-- BEGIN --

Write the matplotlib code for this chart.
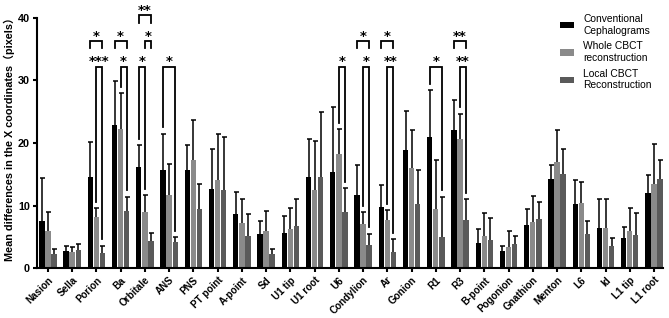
import numpy as np
import matplotlib.pyplot as plt

plt.rcParams['font.family'] = ['Liberation Sans', 'Noto Sans CJK SC']

categories = ['Nasion', 'Sella', 'Porion', 'Ba', 'Orbitale', 'ANS', 'PNS', 'PT point',
              'A-point', 'Sd', 'U1 tip', 'U1 root', 'U6', 'Condylion', 'Ar', 'Gonion',
              'R1', 'R3', 'B-point', 'Pogonion', 'Gnathion', 'Menton', 'L6', 'Id',
              'L1 tip', 'L1 root']

conv_mean = [7.5, 2.7, 14.5, 22.9, 16.1, 15.6, 15.7, 12.6, 8.7, 5.5, 5.6, 14.5, 15.3,
             11.7, 9.8, 18.8, 21.0, 22.1, 4.0, 2.7, 6.9, 14.3, 10.2, 6.4, 4.8, 12.0]
conv_sd = [6.9, 0.9, 5.7, 7.0, 3.5, 5.9, 3.9, 6.4, 3.4, 2.1, 2.8, 6.1, 10.4,
           4.7, 3.4, 6.3, 7.4, 4.7, 2.2, 0.9, 2.5, 2.2, 3.8, 4.6, 1.8, 2.8]

whole_mean = [5.9, 2.55, 8.1, 22.2, 9.0, 11.6, 17.3, 14.1, 7.2, 6.0, 6.2, 12.4, 18.3,
              7.1, 7.7, 16.0, 9.4, 20.7, 5.1, 3.3, 7.4, 16.9, 10.4, 6.4, 5.9, 13.4]
whole_sd = [3.0, 0.75, 1.5, 5.8, 2.7, 5.1, 6.3, 7.3, 3.9, 3.1, 3.4, 7.9, 3.9,
            1.9, 1.6, 6.1, 7.8, 4.0, 3.7, 2.7, 4.1, 5.1, 3.3, 4.6, 3.7, 6.5]

local_mean = [2.3, 2.9, 2.4, 9.15, 4.3, 4.1, 9.5, 12.4, 5.2, 2.3, 6.8, 14.5, 8.9,
              3.7, 2.6, 10.2, 4.9, 7.7, 4.5, 3.9, 7.9, 15.1, 5.5, 3.6, 5.3, 14.3]
local_sd = [0.7, 0.9, 1.2, 2.25, 1.3, 0.85, 4.0, 8.6, 3.4, 0.7, 4.2, 10.4, 3.9,
            1.8, 2.0, 5.4, 6.5, 3.3, 3.5, 1.3, 2.7, 3.9, 2.1, 1.2, 3.5, 2.9]

series_names = ['Conventional\nCephalograms', 'Whole CBCT\nreconstruction',
                'Local CBCT\nReconstruction']

# significance brackets: category, first series, second series, level, label
sig_cat = [2, 2, 3, 3, 4, 4, 4, 5, 12, 13, 13, 14, 14, 16, 17, 17]
sig_a = [0, 1, 0, 1, 0, 1, 0, 0, 1, 0, 1, 0, 1, 0, 0, 1]
sig_b = [2, 2, 2, 2, 2, 2, 1, 2, 2, 2, 2, 2, 2, 2, 2, 2]
sig_level = [1, 0, 1, 0, 2, 1, 0, 0, 0, 1, 0, 1, 0, 0, 1, 0]
sig_label = ['*', '***', '*', '*', '**', '*', '*', '*', '*', '*', '*', '*', '**', '*', '**', '**']


def main():
    fig = plt.figure(figsize=(6.69, 3.18), dpi=100)
    ax = fig.add_axes([0.0553, 0.157, 0.9357, 0.787])

    x = np.arange(len(categories))
    offsets = [-0.25, 0.0, 0.25]
    colors = ['#000000', '#8a8a8a', '#5a5a5a']
    means = [conv_mean, whole_mean, local_mean]
    sds = [conv_sd, whole_sd, local_sd]
    width = 0.22

    for i in range(3):
        ax.bar(x + offsets[i], means[i], width, color=colors[i], label=series_names[i], zorder=2)
        eb = ax.errorbar(x + offsets[i], means[i], yerr=[np.zeros(len(x)), sds[i]],
                         fmt='none', ecolor='black', elinewidth=1.1, capsize=1.8,
                         capthick=1.1, zorder=3)
        eb[1][0].set_visible(False)

    level_y = [32.2, 36.3, 40.4]
    for c, a, b, lv, lab in zip(sig_cat, sig_a, sig_b, sig_level, sig_label):
        xa = c + offsets[a]
        xb = c + offsets[b]
        top = level_y[lv]
        if lv == 0:
            ya = means[a][c] + sds[a][c] + 1.0
            yb = means[b][c] + sds[b][c] + 1.0
        else:
            ya = top - 1.2
            yb = top - 1.2
        ax.plot([xa, xa, xb, xb], [ya, top, top, yb], color='black', lw=1.3,
                clip_on=False, zorder=4, solid_joinstyle='miter')
        ax.text((xa + xb) / 2, top + 0.2, lab, ha='center', va='baseline',
                fontsize=9.5, fontweight='bold', family='DejaVu Sans', clip_on=False)

    ax.set_xlim(-0.45, 25.37)
    ax.set_ylim(0, 40)
    ax.set_yticks([0, 10, 20, 30, 40])
    ax.set_xticks(x)
    ax.set_xticklabels(categories, rotation=45, ha='right', rotation_mode='anchor',
                       fontsize=7.1, fontweight='bold')
    for lab in ax.get_yticklabels():
        lab.set_fontweight('bold')
        lab.set_fontsize(7.8)

    ax.spines['top'].set_visible(False)
    ax.spines['right'].set_visible(False)
    ax.spines['left'].set_linewidth(1.5)
    ax.spines['bottom'].set_linewidth(1.5)
    ax.tick_params(axis='both', direction='out', length=3, width=1.5, pad=2)

    ax.set_ylabel('Mean differences in the X coordinates（pixels）', fontsize=7.8,
                  fontweight='bold')
    ax.yaxis.set_label_coords(-0.035, 0.527)

    ax.legend(loc='upper left', bbox_to_anchor=(560 / 669, 1 - 14 / 318),
              bbox_transform=fig.transFigure, frameon=False, fontsize=7.4,
              handlelength=1.37, handleheight=0.57, handletextpad=0.9,
              labelspacing=0.55, borderpad=0, borderaxespad=0)

    plt.savefig('out.png', dpi=100)


if __name__ == '__main__':
    main()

-- END --

- WHAT IS EXPECTED
With the pictures left out, restate word for word every line of the data above, from the first down to the line that contains "plt.rcParams['font.family'] = ['Liberation".

- TASK ANSWER
Write the matplotlib code for this chart.
import numpy as np
import matplotlib.pyplot as plt

plt.rcParams['font.family'] = ['Liberation Sans', 'Noto Sans CJK SC']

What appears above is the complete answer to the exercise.